— begin —

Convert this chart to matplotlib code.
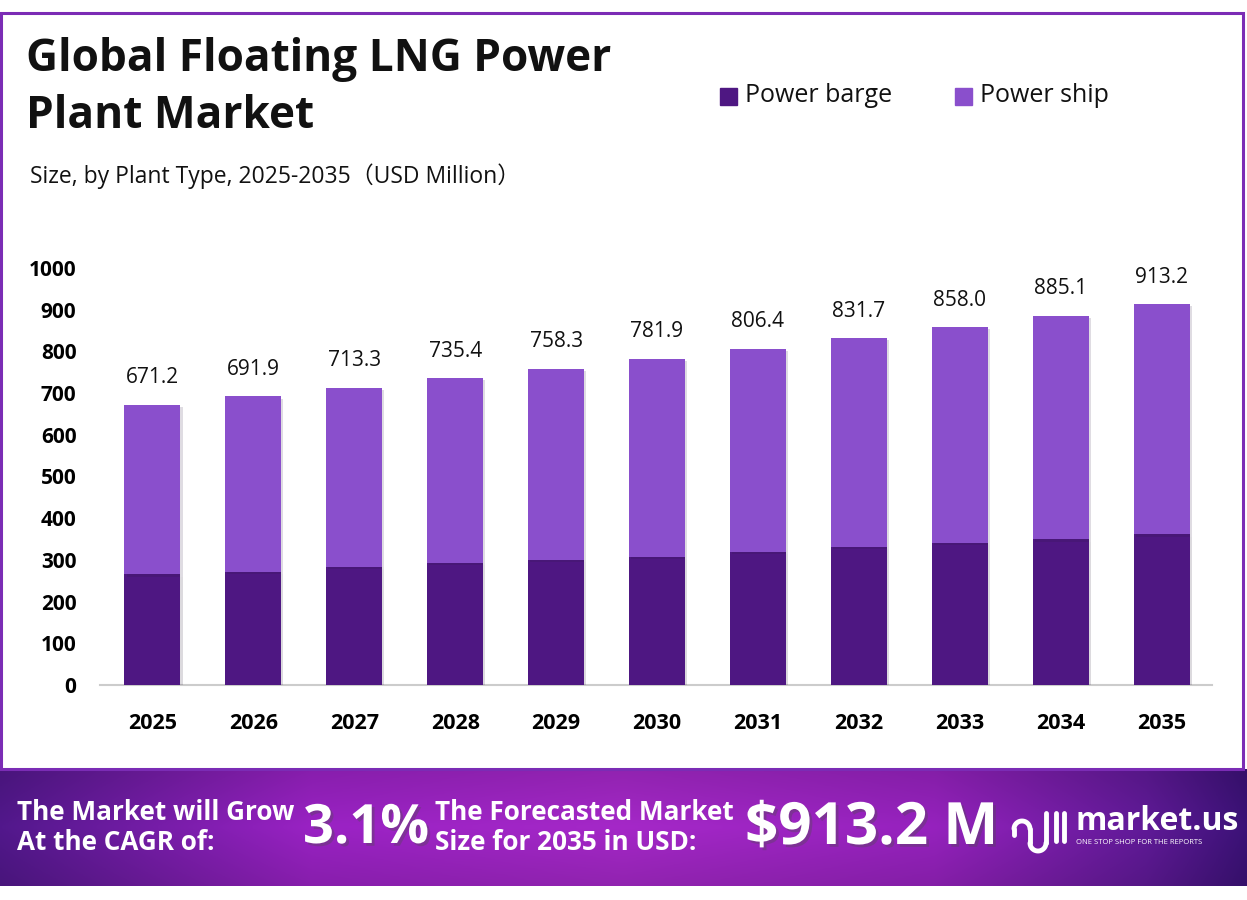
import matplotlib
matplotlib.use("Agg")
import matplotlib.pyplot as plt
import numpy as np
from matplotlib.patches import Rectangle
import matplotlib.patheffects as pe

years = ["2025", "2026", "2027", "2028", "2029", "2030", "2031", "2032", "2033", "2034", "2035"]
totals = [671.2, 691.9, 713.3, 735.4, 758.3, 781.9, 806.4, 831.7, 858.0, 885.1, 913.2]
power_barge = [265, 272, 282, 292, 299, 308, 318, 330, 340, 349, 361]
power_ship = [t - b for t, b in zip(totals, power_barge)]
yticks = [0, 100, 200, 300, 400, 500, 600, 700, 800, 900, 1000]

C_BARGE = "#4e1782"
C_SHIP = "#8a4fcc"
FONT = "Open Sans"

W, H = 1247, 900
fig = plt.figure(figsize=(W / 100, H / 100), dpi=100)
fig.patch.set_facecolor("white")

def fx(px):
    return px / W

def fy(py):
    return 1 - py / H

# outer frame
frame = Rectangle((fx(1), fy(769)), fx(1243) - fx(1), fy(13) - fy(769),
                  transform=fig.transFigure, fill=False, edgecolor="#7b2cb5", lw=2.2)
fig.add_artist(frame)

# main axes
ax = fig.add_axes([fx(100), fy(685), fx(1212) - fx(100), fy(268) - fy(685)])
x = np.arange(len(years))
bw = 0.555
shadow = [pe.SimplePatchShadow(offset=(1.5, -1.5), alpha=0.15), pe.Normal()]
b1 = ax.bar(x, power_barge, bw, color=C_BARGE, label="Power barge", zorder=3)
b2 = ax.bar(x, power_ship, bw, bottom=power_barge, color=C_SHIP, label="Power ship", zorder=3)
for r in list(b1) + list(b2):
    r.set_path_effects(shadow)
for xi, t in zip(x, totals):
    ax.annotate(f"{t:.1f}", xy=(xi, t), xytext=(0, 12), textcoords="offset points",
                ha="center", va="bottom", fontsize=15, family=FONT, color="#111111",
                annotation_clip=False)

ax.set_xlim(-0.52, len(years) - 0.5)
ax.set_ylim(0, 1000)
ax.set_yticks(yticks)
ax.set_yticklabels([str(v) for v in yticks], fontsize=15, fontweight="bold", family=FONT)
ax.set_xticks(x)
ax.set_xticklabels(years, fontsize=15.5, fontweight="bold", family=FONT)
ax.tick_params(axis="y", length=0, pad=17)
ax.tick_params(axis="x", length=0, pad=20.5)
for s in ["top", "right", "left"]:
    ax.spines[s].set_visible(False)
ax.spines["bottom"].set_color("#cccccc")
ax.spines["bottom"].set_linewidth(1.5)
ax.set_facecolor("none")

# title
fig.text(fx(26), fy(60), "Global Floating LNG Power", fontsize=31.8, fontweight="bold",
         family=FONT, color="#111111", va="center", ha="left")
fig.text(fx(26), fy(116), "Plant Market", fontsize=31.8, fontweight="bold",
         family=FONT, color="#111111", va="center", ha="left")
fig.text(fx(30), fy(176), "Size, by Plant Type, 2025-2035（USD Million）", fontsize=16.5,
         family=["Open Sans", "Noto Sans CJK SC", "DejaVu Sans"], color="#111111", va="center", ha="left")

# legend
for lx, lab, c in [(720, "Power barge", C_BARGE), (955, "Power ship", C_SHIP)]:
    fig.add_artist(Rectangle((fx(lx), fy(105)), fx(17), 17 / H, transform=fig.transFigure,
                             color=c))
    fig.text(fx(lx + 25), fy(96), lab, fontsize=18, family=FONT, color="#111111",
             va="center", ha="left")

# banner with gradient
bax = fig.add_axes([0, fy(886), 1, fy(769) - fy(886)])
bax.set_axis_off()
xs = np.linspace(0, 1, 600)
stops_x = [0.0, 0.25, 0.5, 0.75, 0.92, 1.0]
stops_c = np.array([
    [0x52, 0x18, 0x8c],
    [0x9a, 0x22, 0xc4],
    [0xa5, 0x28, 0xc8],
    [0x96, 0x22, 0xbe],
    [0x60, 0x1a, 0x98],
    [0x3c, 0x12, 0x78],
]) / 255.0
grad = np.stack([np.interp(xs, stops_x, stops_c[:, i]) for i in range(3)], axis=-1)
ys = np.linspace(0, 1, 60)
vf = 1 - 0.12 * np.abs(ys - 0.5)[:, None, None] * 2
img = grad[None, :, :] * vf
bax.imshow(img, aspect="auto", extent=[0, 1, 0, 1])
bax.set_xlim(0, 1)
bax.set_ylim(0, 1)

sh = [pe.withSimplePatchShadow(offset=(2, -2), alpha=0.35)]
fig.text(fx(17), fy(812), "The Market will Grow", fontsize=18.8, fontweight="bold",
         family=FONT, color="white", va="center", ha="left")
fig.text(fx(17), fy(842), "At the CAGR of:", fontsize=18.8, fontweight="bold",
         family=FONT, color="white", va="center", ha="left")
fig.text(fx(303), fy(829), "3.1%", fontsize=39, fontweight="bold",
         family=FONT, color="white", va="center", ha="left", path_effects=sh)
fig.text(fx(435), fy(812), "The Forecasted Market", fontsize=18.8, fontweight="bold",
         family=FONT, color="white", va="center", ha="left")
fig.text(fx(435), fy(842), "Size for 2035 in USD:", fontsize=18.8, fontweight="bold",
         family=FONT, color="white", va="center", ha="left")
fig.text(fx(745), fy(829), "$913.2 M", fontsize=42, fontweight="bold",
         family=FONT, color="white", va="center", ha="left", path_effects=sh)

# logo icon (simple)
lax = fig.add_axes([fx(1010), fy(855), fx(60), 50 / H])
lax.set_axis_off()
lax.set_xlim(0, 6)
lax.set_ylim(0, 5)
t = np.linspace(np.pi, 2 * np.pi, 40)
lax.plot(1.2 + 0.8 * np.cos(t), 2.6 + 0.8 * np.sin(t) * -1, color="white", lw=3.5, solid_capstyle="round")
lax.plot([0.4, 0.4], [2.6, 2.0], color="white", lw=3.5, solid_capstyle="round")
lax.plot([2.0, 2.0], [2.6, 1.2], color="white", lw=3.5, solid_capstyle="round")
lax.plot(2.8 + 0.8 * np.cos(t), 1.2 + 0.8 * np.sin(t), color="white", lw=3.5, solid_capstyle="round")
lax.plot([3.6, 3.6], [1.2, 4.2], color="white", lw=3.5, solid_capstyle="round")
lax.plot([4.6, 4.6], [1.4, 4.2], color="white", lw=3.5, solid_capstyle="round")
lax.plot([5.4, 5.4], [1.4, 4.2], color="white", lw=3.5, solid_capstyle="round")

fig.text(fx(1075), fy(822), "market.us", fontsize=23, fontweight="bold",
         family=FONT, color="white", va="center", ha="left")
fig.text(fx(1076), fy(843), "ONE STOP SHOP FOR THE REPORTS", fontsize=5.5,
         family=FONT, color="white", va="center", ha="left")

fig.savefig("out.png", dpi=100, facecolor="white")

— end —

Write out the listing above exactly as it stands, pictures excluded.

Convert this chart to matplotlib code.
import matplotlib
matplotlib.use("Agg")
import matplotlib.pyplot as plt
import numpy as np
from matplotlib.patches import Rectangle
import matplotlib.patheffects as pe

years = ["2025", "2026", "2027", "2028", "2029", "2030", "2031", "2032", "2033", "2034", "2035"]
totals = [671.2, 691.9, 713.3, 735.4, 758.3, 781.9, 806.4, 831.7, 858.0, 885.1, 913.2]
power_barge = [265, 272, 282, 292, 299, 308, 318, 330, 340, 349, 361]
power_ship = [t - b for t, b in zip(totals, power_barge)]
yticks = [0, 100, 200, 300, 400, 500, 600, 700, 800, 900, 1000]

C_BARGE = "#4e1782"
C_SHIP = "#8a4fcc"
FONT = "Open Sans"

W, H = 1247, 900
fig = plt.figure(figsize=(W / 100, H / 100), dpi=100)
fig.patch.set_facecolor("white")

def fx(px):
    return px / W

def fy(py):
    return 1 - py / H

# outer frame
frame = Rectangle((fx(1), fy(769)), fx(1243) - fx(1), fy(13) - fy(769),
                  transform=fig.transFigure, fill=False, edgecolor="#7b2cb5", lw=2.2)
fig.add_artist(frame)

# main axes
ax = fig.add_axes([fx(100), fy(685), fx(1212) - fx(100), fy(268) - fy(685)])
x = np.arange(len(years))
bw = 0.555
shadow = [pe.SimplePatchShadow(offset=(1.5, -1.5), alpha=0.15), pe.Normal()]
b1 = ax.bar(x, power_barge, bw, color=C_BARGE, label="Power barge", zorder=3)
b2 = ax.bar(x, power_ship, bw, bottom=power_barge, color=C_SHIP, label="Power ship", zorder=3)
for r in list(b1) + list(b2):
    r.set_path_effects(shadow)
for xi, t in zip(x, totals):
    ax.annotate(f"{t:.1f}", xy=(xi, t), xytext=(0, 12), textcoords="offset points",
                ha="center", va="bottom", fontsize=15, family=FONT, color="#111111",
                annotation_clip=False)

ax.set_xlim(-0.52, len(years) - 0.5)
ax.set_ylim(0, 1000)
ax.set_yticks(yticks)
ax.set_yticklabels([str(v) for v in yticks], fontsize=15, fontweight="bold", family=FONT)
ax.set_xticks(x)
ax.set_xticklabels(years, fontsize=15.5, fontweight="bold", family=FONT)
ax.tick_params(axis="y", length=0, pad=17)
ax.tick_params(axis="x", length=0, pad=20.5)
for s in ["top", "right", "left"]:
    ax.spines[s].set_visible(False)
ax.spines["bottom"].set_color("#cccccc")
ax.spines["bottom"].set_linewidth(1.5)
ax.set_facecolor("none")

# title
fig.text(fx(26), fy(60), "Global Floating LNG Power", fontsize=31.8, fontweight="bold",
         family=FONT, color="#111111", va="center", ha="left")
fig.text(fx(26), fy(116), "Plant Market", fontsize=31.8, fontweight="bold",
         family=FONT, color="#111111", va="center", ha="left")
fig.text(fx(30), fy(176), "Size, by Plant Type, 2025-2035（USD Million）", fontsize=16.5,
         family=["Open Sans", "Noto Sans CJK SC", "DejaVu Sans"], color="#111111", va="center", ha="left")

# legend
for lx, lab, c in [(720, "Power barge", C_BARGE), (955, "Power ship", C_SHIP)]:
    fig.add_artist(Rectangle((fx(lx), fy(105)), fx(17), 17 / H, transform=fig.transFigure,
                             color=c))
    fig.text(fx(lx + 25), fy(96), lab, fontsize=18, family=FONT, color="#111111",
             va="center", ha="left")

# banner with gradient
bax = fig.add_axes([0, fy(886), 1, fy(769) - fy(886)])
bax.set_axis_off()
xs = np.linspace(0, 1, 600)
stops_x = [0.0, 0.25, 0.5, 0.75, 0.92, 1.0]
stops_c = np.array([
    [0x52, 0x18, 0x8c],
    [0x9a, 0x22, 0xc4],
    [0xa5, 0x28, 0xc8],
    [0x96, 0x22, 0xbe],
    [0x60, 0x1a, 0x98],
    [0x3c, 0x12, 0x78],
]) / 255.0
grad = np.stack([np.interp(xs, stops_x, stops_c[:, i]) for i in range(3)], axis=-1)
ys = np.linspace(0, 1, 60)
vf = 1 - 0.12 * np.abs(ys - 0.5)[:, None, None] * 2
img = grad[None, :, :] * vf
bax.imshow(img, aspect="auto", extent=[0, 1, 0, 1])
bax.set_xlim(0, 1)
bax.set_ylim(0, 1)

sh = [pe.withSimplePatchShadow(offset=(2, -2), alpha=0.35)]
fig.text(fx(17), fy(812), "The Market will Grow", fontsize=18.8, fontweight="bold",
         family=FONT, color="white", va="center", ha="left")
fig.text(fx(17), fy(842), "At the CAGR of:", fontsize=18.8, fontweight="bold",
         family=FONT, color="white", va="center", ha="left")
fig.text(fx(303), fy(829), "3.1%", fontsize=39, fontweight="bold",
         family=FONT, color="white", va="center", ha="left", path_effects=sh)
fig.text(fx(435), fy(812), "The Forecasted Market", fontsize=18.8, fontweight="bold",
         family=FONT, color="white", va="center", ha="left")
fig.text(fx(435), fy(842), "Size for 2035 in USD:", fontsize=18.8, fontweight="bold",
         family=FONT, color="white", va="center", ha="left")
fig.text(fx(745), fy(829), "$913.2 M", fontsize=42, fontweight="bold",
         family=FONT, color="white", va="center", ha="left", path_effects=sh)

# logo icon (simple)
lax = fig.add_axes([fx(1010), fy(855), fx(60), 50 / H])
lax.set_axis_off()
lax.set_xlim(0, 6)
lax.set_ylim(0, 5)
t = np.linspace(np.pi, 2 * np.pi, 40)
lax.plot(1.2 + 0.8 * np.cos(t), 2.6 + 0.8 * np.sin(t) * -1, color="white", lw=3.5, solid_capstyle="round")
lax.plot([0.4, 0.4], [2.6, 2.0], color="white", lw=3.5, solid_capstyle="round")
lax.plot([2.0, 2.0], [2.6, 1.2], color="white", lw=3.5, solid_capstyle="round")
lax.plot(2.8 + 0.8 * np.cos(t), 1.2 + 0.8 * np.sin(t), color="white", lw=3.5, solid_capstyle="round")
lax.plot([3.6, 3.6], [1.2, 4.2], color="white", lw=3.5, solid_capstyle="round")
lax.plot([4.6, 4.6], [1.4, 4.2], color="white", lw=3.5, solid_capstyle="round")
lax.plot([5.4, 5.4], [1.4, 4.2], color="white", lw=3.5, solid_capstyle="round")

fig.text(fx(1075), fy(822), "market.us", fontsize=23, fontweight="bold",
         family=FONT, color="white", va="center", ha="left")
fig.text(fx(1076), fy(843), "ONE STOP SHOP FOR THE REPORTS", fontsize=5.5,
         family=FONT, color="white", va="center", ha="left")

fig.savefig("out.png", dpi=100, facecolor="white")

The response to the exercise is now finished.